People ask how your summer was and the response is always inadequate, mundane, lacking poetry. My summer was a hazy dream of sipping coffee in bed while playing with my daughter and her stuffed animals, swinging her through sprinklers while she let out shrieks equal parts laughter and fright, of wonder for all the progress she has made tempered with anger as I watch an 18 month old scamper past her on a playground structure she still cannot climb on her own at age four.
Fall has not yet begun and yet it has begun. We are stuck in limbo, a seasonal purgatory. School has started up again, but the humidity of August has not yet broken and jeans still stick to your legs. The days are getting noticeably shorter, but we’re still not ready to shut down the backyard, to say goodbye to dinners al fresco. A heavy shower raining down plump drops has moved in under darkened skies and, from the smell of it, I believe it has traveled here from the Caribbean, like Hurricane Gloria when it swept through Manhattan when I was a boy.
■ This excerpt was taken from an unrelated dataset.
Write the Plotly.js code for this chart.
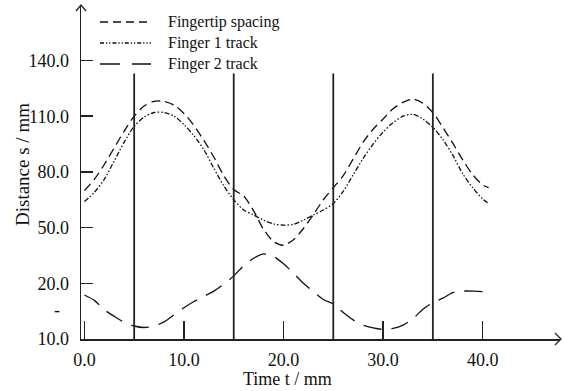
<!DOCTYPE html>
<html><head><meta charset="utf-8">
<script src="https://cdn.plot.ly/plotly-3.0.1.min.js"></script>
<style>html,body{margin:0;padding:0;background:#fff;}#chart{width:564px;height:391px;}</style>
</head><body><div id="chart"></div>
<script>
const timeT = [0,1,2,3,4,5,6,7,8,9,10,11,12,13,14,15,16,17,18,19,20,21,22,23,24,25,26,27,28,29,30,31,32,33,34,35,36,37,38,39,40,40.6];
const fingertipSpacing = [70,76,84,93,102,110,115.5,118,118,116,111.5,105,97,88,78,70.5,67,59,49,42.5,40.5,43.5,49.5,57,65,71.5,78,87,96,103,108.5,114,117.5,119.2,117,112,104,95.5,86.5,78.5,73,71.5];
const finger1Track = [64,69,76,86,96,104.5,109.5,112,112,110,105.5,99.5,92,82,72.5,65,59.5,56.8,54,52,51.3,51.8,54,56.8,59.5,63,69.5,78.5,87.3,95,101.5,106.5,110,111,108.5,104,97.5,89,79,71.5,65.5,63];
const finger2Track = [13.7,10.8,5.8,2.2,-1,-3,-3.8,-3,-0.8,3,6.8,10.2,13,15.8,19.5,24,29.5,33.5,35.8,34.5,30.5,25.5,20,15.5,11.3,8.9,4.3,0.3,-2.5,-4,-4.8,-4.3,-2.5,1,6,9.6,12,15,15.8,15.8,15.5,15];
const markerTimes = [5,15,25,35];
const markerTop = 133;
const seriesNames = ['Fingertip spacing','Finger 1 track','Finger 2 track'];
const xTickVals = [0,10,20,30,40];
const xTickText = ['0.0','10.0','20.0','30.0','40.0'];
const yTickVals = [-10,20,50,80,110,140];
const yTickText = ['10.0','20.0','50.0','80.0','110.0','140.0'];
const xTitle = 'Time t / mm';
const yTitle = 'Distance s / mm';

const W = 564, H = 391;
const M = {l:81, r:4, t:5, b:52};
const PW = W - M.l - M.r, PH = H - M.t - M.b;
const px = v => (v - M.l) / PW;
const py = v => (H - M.b - v) / PH;
const FONT = '"Liberation Serif", "Times New Roman", Times, "DejaVu Serif", serif';
const ink = '#111';

const dashes = ['9px,5px', '5px,2px,1.5px,2px,1.5px,2px', '18px,10px'];
const legDashes = ['8px,5px', '4px,2px,1.2px,2px,1.2px,2px', '20px,12px'];
const seriesData = [fingertipSpacing, finger1Track, finger2Track];

const traces = seriesData.map((ys, i) => ({
  x: timeT, y: ys, name: seriesNames[i], type: 'scatter', mode: 'lines',
  line: {color: ink, width: 1.3, dash: dashes[i], shape: 'spline', smoothing: 0.8},
  showlegend: false, hoverinfo: 'skip'
}));

const shapes = markerTimes.map(t => ({
  type: 'line', xref: 'x', yref: 'y', x0: t, x1: t, y0: -10, y1: markerTop,
  line: {color: '#222', width: 1.8}
}));
shapes.push({type:'path', xref:'paper', yref:'paper',
  path: `M${px(76)},${py(11)} L${px(81)},${py(5)} L${px(86)},${py(11)}`,
  line:{color:'#222', width:1.3}});
shapes.push({type:'path', xref:'paper', yref:'paper',
  path: `M${px(555)},${py(333)} L${px(561)},${py(339)} L${px(555)},${py(345)}`,
  line:{color:'#222', width:1.3}});
const legY = [22, 43, 64];
legY.forEach((yy, i) => {
  shapes.push({type:'line', xref:'paper', yref:'paper', x0: px(100), x1: px(151), y0: py(yy), y1: py(yy),
    line:{color: ink, width: 1.4, dash: legDashes[i]}});
});

const annotations = [];
legY.forEach((yy, i) => {
  annotations.push({xref:'paper', yref:'paper', x: px(166), y: py(yy), xanchor:'left', yanchor:'middle',
    text: seriesNames[i], showarrow:false, font:{family:FONT, size:16, color:ink}});
});
annotations.push({xref:'paper', yref:'paper', x: px(287), y: py(379), xanchor:'center', yanchor:'middle',
  text: xTitle, showarrow:false, font:{family:FONT, size:18, color:ink}});
annotations.push({xref:'paper', yref:'paper', x: px(22), y: py(165), xanchor:'center', yanchor:'middle',
  text: yTitle, textangle:-90, showarrow:false, font:{family:FONT, size:19, color:ink}});
annotations.push({xref:'paper', yref:'paper', x: px(57), y: py(310), xanchor:'center', yanchor:'middle',
  text: '-', showarrow:false, font:{family:FONT, size:18, color:ink}});

const layout = {
  width: W, height: H, margin: M, paper_bgcolor:'#fff', plot_bgcolor:'#fff',
  showlegend: false,
  font: {family: FONT, size: 18, color: ink},
  xaxis: {range: [-0.34, 47.77], tickvals: xTickVals, ticktext: xTickText,
    ticks:'inside', ticklen: 18, tickwidth: 1.5, tickcolor:'#222',
    showline: true, linecolor:'#222', linewidth: 1.5, showgrid:false, zeroline:false,
    ticklabelstandoff: 4, tickfont:{family:FONT, size:18, color:ink}},
  yaxis: {range: [-10, 169.9], tickvals: yTickVals, ticktext: yTickText,
    ticks:'inside', ticklen: 12, tickwidth: 1.5, tickcolor:'#222',
    showline: true, linecolor:'#222', linewidth: 1.5, showgrid:false, zeroline:false,
    ticklabelstandoff: 7, tickfont:{family:FONT, size:18, color:ink}},
  shapes: shapes, annotations: annotations
};
Plotly.newPlot('chart', traces, layout, {staticPlot: true, displayModeBar: false});
</script>
</body></html>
I’ve reached an age when summer is not simply three months of the year, but every summer playing back in an endless loop. It is sipping nectar from honeysuckle flowers growing along a footpath on Fire Island, the sweetness of wild raspberries my sister and I eat while on country walks in the Adirondacks, the smell of water logged wood on dilapidated docks, the echoing clang of a wooden oar on the hollow drum of a metal canoe, melted butter on spaghetti, salty tears running down my cheek as I read the part where the father dies in A Tree Grows in Brooklyn. Summer is all of the worlds to which we have escaped, a place that is both real and unreal, between the hope of spring and the responsibility of autumn.